By default keep_empty_tokens is false and "" is not considered to be a valid token — in case of leading / trailing / repeated delimiters, only non-empty tokens are going to be inserted into the resulting vector. Setting keep_empty_tokens to true overrides this behavior and keeps all the empty tokens intact.

Other utils

std::string repeat_char(              char  ch, std::size_t repeats);
std::string repeat_string(std::string_view str, std::size_t repeats);

Repeats given character or string a given number of times and returns as a string.

std::string escape_control_chars(std::string_view str);

Escapes all control & non-printable characters in the string str using standard C++ notation (see corresponding example for a better idea).
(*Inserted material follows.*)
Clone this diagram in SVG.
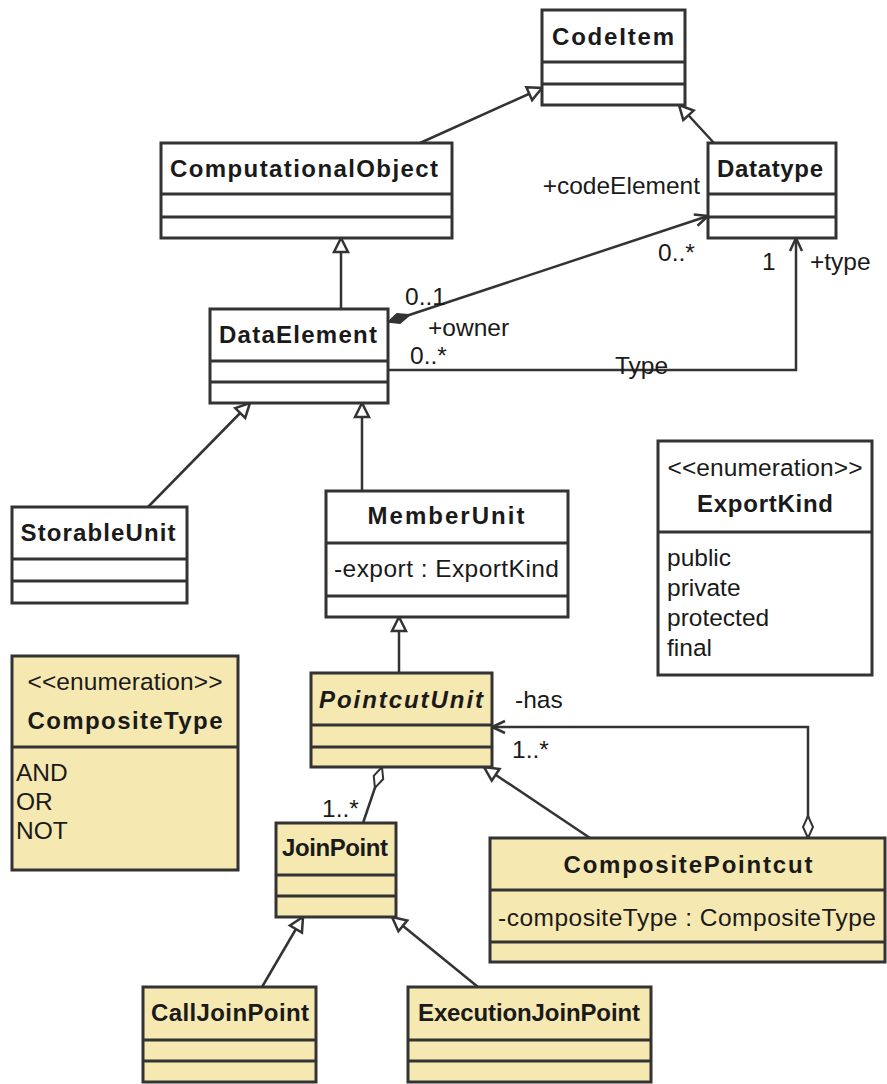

Useful when printing strings to the terminal during logging & debugging.

std::size_t index_of_difference(std::string_view str_1, std::string_view str_2);

Returns the index of the first character that is different between string str_1 and str_2.

When both strings are the same, returns str_1.size().

Throws std::logical_error if str_1.size() != str_2.size().

Examples

Trimming strings

[ Run this code ]

using namespace utl;

assert(stre::trim_left( "   lorem ipsum   ") ==    "lorem ipsum   ");
assert(stre::trim_right("   lorem ipsum   ") == "   lorem ipsum"   );
assert(stre::trim(      "   lorem ipsum   ") ==    "lorem ipsum"   );

assert(stre::trim("__ASSERT_MACRO__", '_') == "ASSERT_MACRO");

Padding strings

[ Run this code ]

using namespace utl;

assert(stre::pad_left( "value", 9) == "    value");
assert(stre::pad_right("value", 9) == "value    ");
assert(stre::pad(      "value", 9) == "  value  ");

assert(stre::pad(" label ", 15, '-') == "---- label ----");

assert(stre::pad_with_leading_zeroes(17) == "0000000017");

Converting string case

[ Run this code ]

using namespace utl;

assert(stre::to_lower("Lorem Ipsum") == "lorem ipsum");
assert(stre::to_upper("lorem ipsum") == "LOREM IPSUM");

Using substring checks

[ Run this code ]

using namespace utl;

assert(stre::starts_with("lorem ipsum", "lorem"));
assert(stre::ends_with(  "lorem ipsum", "ipsum"));
assert(stre::contains(   "lorem ipsum", "em ip"));

Performing token manipulations

[ Run this code ]

using namespace utl;

// Replacing tokens
assert(stre::replace_all_occurrences("xxxAAxxxAAxxx",  "AA",  "BBB") == "xxxBBBxxxBBBxxx" );

// Splitting by delimiter
auto tokens = stre::split_by_delimiter("aaa,bbb,ccc,", ",");
assert(tokens.size() == 3);
assert(tokens[0] == "aaa");
assert(tokens[1] == "bbb");
assert(tokens[2] == "ccc");

// Splitting by complex delimiter while keeping the empty tokens
tokens = stre::split_by_delimiter("(---)lorem(---)ipsum", "(---)", true);
assert(tokens.size() == 3);
assert(tokens[0] == "");
assert(tokens[1] == "lorem");
assert(tokens[2] == "ipsum");

Using other utilities

[ Run this code ]

using namespace utl;

// Repeating chars/strings
assert(stre::repeat_char(    'h', 7) == "hhhhhhh"        );
assert(stre::repeat_string("xo-", 5) == "xo-xo-xo-xo-xo-");

// Escaping control chars in a string   
const std::string text = "this text\r will get messed up due to\r carriage returns.";
std::cout
    << "Original string prints like this:\n" <<                            text  << "\n\n"
    << "Escaped  string prints like this:\n" << stre::escape_control_chars(text) << "\n\n";

// Getting index of difference
assert(stre::index_of_difference("xxxAxx", "xxxxxx") == 3);

Output:

Original string prints like this:
 carriage returns.p due to

Escaped  string prints like this:
this text\r will get messed up due to\r carriage returns.